-- Requirements --
Transcribe the whole listing below without changing a word, but leave out every image.

— BEGIN —

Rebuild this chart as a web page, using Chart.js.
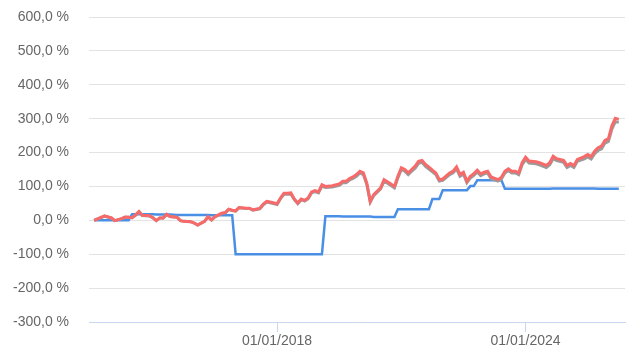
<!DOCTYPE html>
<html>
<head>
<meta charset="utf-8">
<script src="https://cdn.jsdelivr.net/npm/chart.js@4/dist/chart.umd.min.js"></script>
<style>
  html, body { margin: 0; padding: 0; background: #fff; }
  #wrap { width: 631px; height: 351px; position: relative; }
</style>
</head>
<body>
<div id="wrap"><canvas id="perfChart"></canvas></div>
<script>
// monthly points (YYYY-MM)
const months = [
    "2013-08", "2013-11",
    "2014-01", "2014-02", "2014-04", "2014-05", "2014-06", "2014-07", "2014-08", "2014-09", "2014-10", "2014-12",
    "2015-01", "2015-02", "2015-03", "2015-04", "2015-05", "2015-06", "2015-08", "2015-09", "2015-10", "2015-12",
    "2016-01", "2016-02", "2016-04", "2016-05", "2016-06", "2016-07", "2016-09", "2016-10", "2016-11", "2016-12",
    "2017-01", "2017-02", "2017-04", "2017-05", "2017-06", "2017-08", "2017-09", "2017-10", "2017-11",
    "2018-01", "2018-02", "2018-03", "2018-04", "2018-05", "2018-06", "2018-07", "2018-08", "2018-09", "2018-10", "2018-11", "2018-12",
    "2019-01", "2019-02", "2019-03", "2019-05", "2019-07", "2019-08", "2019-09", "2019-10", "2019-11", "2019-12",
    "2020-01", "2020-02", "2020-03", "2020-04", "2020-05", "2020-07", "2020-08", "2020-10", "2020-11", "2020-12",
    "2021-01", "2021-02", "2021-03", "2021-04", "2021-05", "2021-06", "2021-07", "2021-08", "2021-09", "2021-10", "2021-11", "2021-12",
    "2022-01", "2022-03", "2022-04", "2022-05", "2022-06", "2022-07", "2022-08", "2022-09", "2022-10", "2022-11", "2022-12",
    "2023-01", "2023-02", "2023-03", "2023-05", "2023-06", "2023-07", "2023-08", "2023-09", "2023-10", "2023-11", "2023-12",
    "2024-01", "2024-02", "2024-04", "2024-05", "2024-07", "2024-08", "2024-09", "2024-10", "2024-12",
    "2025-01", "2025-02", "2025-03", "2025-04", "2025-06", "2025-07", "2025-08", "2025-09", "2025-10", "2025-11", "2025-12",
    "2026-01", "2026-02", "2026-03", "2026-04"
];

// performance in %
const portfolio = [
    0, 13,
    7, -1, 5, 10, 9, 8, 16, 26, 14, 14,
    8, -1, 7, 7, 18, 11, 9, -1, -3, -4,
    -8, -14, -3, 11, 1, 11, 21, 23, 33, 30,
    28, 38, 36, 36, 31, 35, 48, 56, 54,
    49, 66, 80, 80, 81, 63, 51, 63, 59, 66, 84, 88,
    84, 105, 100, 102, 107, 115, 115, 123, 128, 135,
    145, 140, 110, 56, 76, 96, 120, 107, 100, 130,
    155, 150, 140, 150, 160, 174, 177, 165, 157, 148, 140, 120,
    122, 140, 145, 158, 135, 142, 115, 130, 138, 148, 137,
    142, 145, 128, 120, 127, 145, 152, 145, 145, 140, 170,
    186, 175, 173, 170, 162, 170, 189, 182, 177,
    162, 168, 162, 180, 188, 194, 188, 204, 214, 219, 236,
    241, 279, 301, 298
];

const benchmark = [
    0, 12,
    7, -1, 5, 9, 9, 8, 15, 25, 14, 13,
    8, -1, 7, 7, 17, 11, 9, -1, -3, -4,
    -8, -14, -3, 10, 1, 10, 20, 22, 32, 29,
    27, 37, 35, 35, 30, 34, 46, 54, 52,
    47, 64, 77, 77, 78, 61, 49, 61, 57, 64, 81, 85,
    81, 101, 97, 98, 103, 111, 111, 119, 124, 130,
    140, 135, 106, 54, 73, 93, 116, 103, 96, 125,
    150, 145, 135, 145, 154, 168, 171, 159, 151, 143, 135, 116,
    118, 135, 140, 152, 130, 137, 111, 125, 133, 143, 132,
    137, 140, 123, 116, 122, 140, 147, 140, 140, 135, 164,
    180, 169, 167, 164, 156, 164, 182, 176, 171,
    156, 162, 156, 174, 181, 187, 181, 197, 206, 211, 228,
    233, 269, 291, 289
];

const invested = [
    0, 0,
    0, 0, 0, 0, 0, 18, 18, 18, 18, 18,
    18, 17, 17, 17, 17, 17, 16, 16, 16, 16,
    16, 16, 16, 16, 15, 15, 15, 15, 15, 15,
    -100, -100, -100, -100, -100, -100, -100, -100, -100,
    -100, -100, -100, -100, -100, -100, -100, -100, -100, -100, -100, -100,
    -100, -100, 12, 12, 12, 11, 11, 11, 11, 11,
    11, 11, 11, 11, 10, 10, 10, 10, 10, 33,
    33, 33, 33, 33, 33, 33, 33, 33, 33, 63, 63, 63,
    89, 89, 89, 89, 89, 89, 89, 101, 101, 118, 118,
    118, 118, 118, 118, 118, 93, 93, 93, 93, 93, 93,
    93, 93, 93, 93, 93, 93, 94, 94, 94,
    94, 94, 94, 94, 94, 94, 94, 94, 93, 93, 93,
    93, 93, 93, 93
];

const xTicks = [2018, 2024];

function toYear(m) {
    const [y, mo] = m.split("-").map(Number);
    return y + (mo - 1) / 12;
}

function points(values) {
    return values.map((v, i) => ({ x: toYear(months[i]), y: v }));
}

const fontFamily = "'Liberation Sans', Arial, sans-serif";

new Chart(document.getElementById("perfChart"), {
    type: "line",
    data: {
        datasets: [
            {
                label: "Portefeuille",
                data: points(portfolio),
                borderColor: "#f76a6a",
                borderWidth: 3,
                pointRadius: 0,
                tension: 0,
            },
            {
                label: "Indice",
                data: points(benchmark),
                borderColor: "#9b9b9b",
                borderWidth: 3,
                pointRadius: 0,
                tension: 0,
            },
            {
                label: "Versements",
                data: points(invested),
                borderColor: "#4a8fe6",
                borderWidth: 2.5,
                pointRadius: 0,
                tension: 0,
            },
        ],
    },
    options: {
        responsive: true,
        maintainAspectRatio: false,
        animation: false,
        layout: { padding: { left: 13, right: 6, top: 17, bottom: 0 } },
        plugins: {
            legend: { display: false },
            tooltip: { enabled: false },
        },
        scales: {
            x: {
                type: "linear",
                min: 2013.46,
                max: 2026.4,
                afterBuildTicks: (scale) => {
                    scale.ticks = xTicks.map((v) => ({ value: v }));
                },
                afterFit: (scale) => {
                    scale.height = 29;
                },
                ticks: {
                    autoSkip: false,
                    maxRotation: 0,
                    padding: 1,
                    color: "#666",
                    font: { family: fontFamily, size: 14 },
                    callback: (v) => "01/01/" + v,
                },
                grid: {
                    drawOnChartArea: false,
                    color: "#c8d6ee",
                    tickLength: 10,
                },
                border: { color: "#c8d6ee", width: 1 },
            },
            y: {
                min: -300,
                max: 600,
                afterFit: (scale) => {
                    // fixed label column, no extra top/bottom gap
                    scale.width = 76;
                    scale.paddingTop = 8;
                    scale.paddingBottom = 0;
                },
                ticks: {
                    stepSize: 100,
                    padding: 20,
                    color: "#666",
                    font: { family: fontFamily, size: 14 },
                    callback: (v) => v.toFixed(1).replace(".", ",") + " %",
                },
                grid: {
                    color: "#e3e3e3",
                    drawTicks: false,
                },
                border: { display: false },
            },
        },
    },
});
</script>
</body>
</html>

— END —

-- Completed task --
Rebuild this chart as a web page, using Chart.js.
<!DOCTYPE html>
<html>
<head>
<meta charset="utf-8">
<script src="https://cdn.jsdelivr.net/npm/chart.js@4/dist/chart.umd.min.js"></script>
<style>
  html, body { margin: 0; padding: 0; background: #fff; }
  #wrap { width: 631px; height: 351px; position: relative; }
</style>
</head>
<body>
<div id="wrap"><canvas id="perfChart"></canvas></div>
<script>
// monthly points (YYYY-MM)
const months = [
    "2013-08", "2013-11",
    "2014-01", "2014-02", "2014-04", "2014-05", "2014-06", "2014-07", "2014-08", "2014-09", "2014-10", "2014-12",
    "2015-01", "2015-02", "2015-03", "2015-04", "2015-05", "2015-06", "2015-08", "2015-09", "2015-10", "2015-12",
    "2016-01", "2016-02", "2016-04", "2016-05", "2016-06", "2016-07", "2016-09", "2016-10", "2016-11", "2016-12",
    "2017-01", "2017-02", "2017-04", "2017-05", "2017-06", "2017-08", "2017-09", "2017-10", "2017-11",
    "2018-01", "2018-02", "2018-03", "2018-04", "2018-05", "2018-06", "2018-07", "2018-08", "2018-09", "2018-10", "2018-11", "2018-12",
    "2019-01", "2019-02", "2019-03", "2019-05", "2019-07", "2019-08", "2019-09", "2019-10", "2019-11", "2019-12",
    "2020-01", "2020-02", "2020-03", "2020-04", "2020-05", "2020-07", "2020-08", "2020-10", "2020-11", "2020-12",
    "2021-01", "2021-02", "2021-03", "2021-04", "2021-05", "2021-06", "2021-07", "2021-08", "2021-09", "2021-10", "2021-11", "2021-12",
    "2022-01", "2022-03", "2022-04", "2022-05", "2022-06", "2022-07", "2022-08", "2022-09", "2022-10", "2022-11", "2022-12",
    "2023-01", "2023-02", "2023-03", "2023-05", "2023-06", "2023-07", "2023-08", "2023-09", "2023-10", "2023-11", "2023-12",
    "2024-01", "2024-02", "2024-04", "2024-05", "2024-07", "2024-08", "2024-09", "2024-10", "2024-12",
    "2025-01", "2025-02", "2025-03", "2025-04", "2025-06", "2025-07", "2025-08", "2025-09", "2025-10", "2025-11", "2025-12",
    "2026-01", "2026-02", "2026-03", "2026-04"
];

// performance in %
const portfolio = [
    0, 13,
    7, -1, 5, 10, 9, 8, 16, 26, 14, 14,
    8, -1, 7, 7, 18, 11, 9, -1, -3, -4,
    -8, -14, -3, 11, 1, 11, 21, 23, 33, 30,
    28, 38, 36, 36, 31, 35, 48, 56, 54,
    49, 66, 80, 80, 81, 63, 51, 63, 59, 66, 84, 88,
    84, 105, 100, 102, 107, 115, 115, 123, 128, 135,
    145, 140, 110, 56, 76, 96, 120, 107, 100, 130,
    155, 150, 140, 150, 160, 174, 177, 165, 157, 148, 140, 120,
    122, 140, 145, 158, 135, 142, 115, 130, 138, 148, 137,
    142, 145, 128, 120, 127, 145, 152, 145, 145, 140, 170,
    186, 175, 173, 170, 162, 170, 189, 182, 177,
    162, 168, 162, 180, 188, 194, 188, 204, 214, 219, 236,
    241, 279, 301, 298
];

const benchmark = [
    0, 12,
    7, -1, 5, 9, 9, 8, 15, 25, 14, 13,
    8, -1, 7, 7, 17, 11, 9, -1, -3, -4,
    -8, -14, -3, 10, 1, 10, 20, 22, 32, 29,
    27, 37, 35, 35, 30, 34, 46, 54, 52,
    47, 64, 77, 77, 78, 61, 49, 61, 57, 64, 81, 85,
    81, 101, 97, 98, 103, 111, 111, 119, 124, 130,
    140, 135, 106, 54, 73, 93, 116, 103, 96, 125,
    150, 145, 135, 145, 154, 168, 171, 159, 151, 143, 135, 116,
    118, 135, 140, 152, 130, 137, 111, 125, 133, 143, 132,
    137, 140, 123, 116, 122, 140, 147, 140, 140, 135, 164,
    180, 169, 167, 164, 156, 164, 182, 176, 171,
    156, 162, 156, 174, 181, 187, 181, 197, 206, 211, 228,
    233, 269, 291, 289
];

const invested = [
    0, 0,
    0, 0, 0, 0, 0, 18, 18, 18, 18, 18,
    18, 17, 17, 17, 17, 17, 16, 16, 16, 16,
    16, 16, 16, 16, 15, 15, 15, 15, 15, 15,
    -100, -100, -100, -100, -100, -100, -100, -100, -100,
    -100, -100, -100, -100, -100, -100, -100, -100, -100, -100, -100, -100,
    -100, -100, 12, 12, 12, 11, 11, 11, 11, 11,
    11, 11, 11, 11, 10, 10, 10, 10, 10, 33,
    33, 33, 33, 33, 33, 33, 33, 33, 33, 63, 63, 63,
    89, 89, 89, 89, 89, 89, 89, 101, 101, 118, 118,
    118, 118, 118, 118, 118, 93, 93, 93, 93, 93, 93,
    93, 93, 93, 93, 93, 93, 94, 94, 94,
    94, 94, 94, 94, 94, 94, 94, 94, 93, 93, 93,
    93, 93, 93, 93
];

const xTicks = [2018, 2024];

function toYear(m) {
    const [y, mo] = m.split("-").map(Number);
    return y + (mo - 1) / 12;
}

function points(values) {
    return values.map((v, i) => ({ x: toYear(months[i]), y: v }));
}

const fontFamily = "'Liberation Sans', Arial, sans-serif";

new Chart(document.getElementById("perfChart"), {
    type: "line",
    data: {
        datasets: [
            {
                label: "Portefeuille",
                data: points(portfolio),
                borderColor: "#f76a6a",
                borderWidth: 3,
                pointRadius: 0,
                tension: 0,
            },
            {
                label: "Indice",
                data: points(benchmark),
                borderColor: "#9b9b9b",
                borderWidth: 3,
                pointRadius: 0,
                tension: 0,
            },
            {
                label: "Versements",
                data: points(invested),
                borderColor: "#4a8fe6",
                borderWidth: 2.5,
                pointRadius: 0,
                tension: 0,
            },
        ],
    },
    options: {
        responsive: true,
        maintainAspectRatio: false,
        animation: false,
        layout: { padding: { left: 13, right: 6, top: 17, bottom: 0 } },
        plugins: {
            legend: { display: false },
            tooltip: { enabled: false },
        },
        scales: {
            x: {
                type: "linear",
                min: 2013.46,
                max: 2026.4,
                afterBuildTicks: (scale) => {
                    scale.ticks = xTicks.map((v) => ({ value: v }));
                },
                afterFit: (scale) => {
                    scale.height = 29;
                },
                ticks: {
                    autoSkip: false,
                    maxRotation: 0,
                    padding: 1,
                    color: "#666",
                    font: { family: fontFamily, size: 14 },
                    callback: (v) => "01/01/" + v,
                },
                grid: {
                    drawOnChartArea: false,
                    color: "#c8d6ee",
                    tickLength: 10,
                },
                border: { color: "#c8d6ee", width: 1 },
            },
            y: {
                min: -300,
                max: 600,
                afterFit: (scale) => {
                    // fixed label column, no extra top/bottom gap
                    scale.width = 76;
                    scale.paddingTop = 8;
                    scale.paddingBottom = 0;
                },
                ticks: {
                    stepSize: 100,
                    padding: 20,
                    color: "#666",
                    font: { family: fontFamily, size: 14 },
                    callback: (v) => v.toFixed(1).replace(".", ",") + " %",
                },
                grid: {
                    color: "#e3e3e3",
                    drawTicks: false,
                },
                border: { display: false },
            },
        },
    },
});
</script>
</body>
</html>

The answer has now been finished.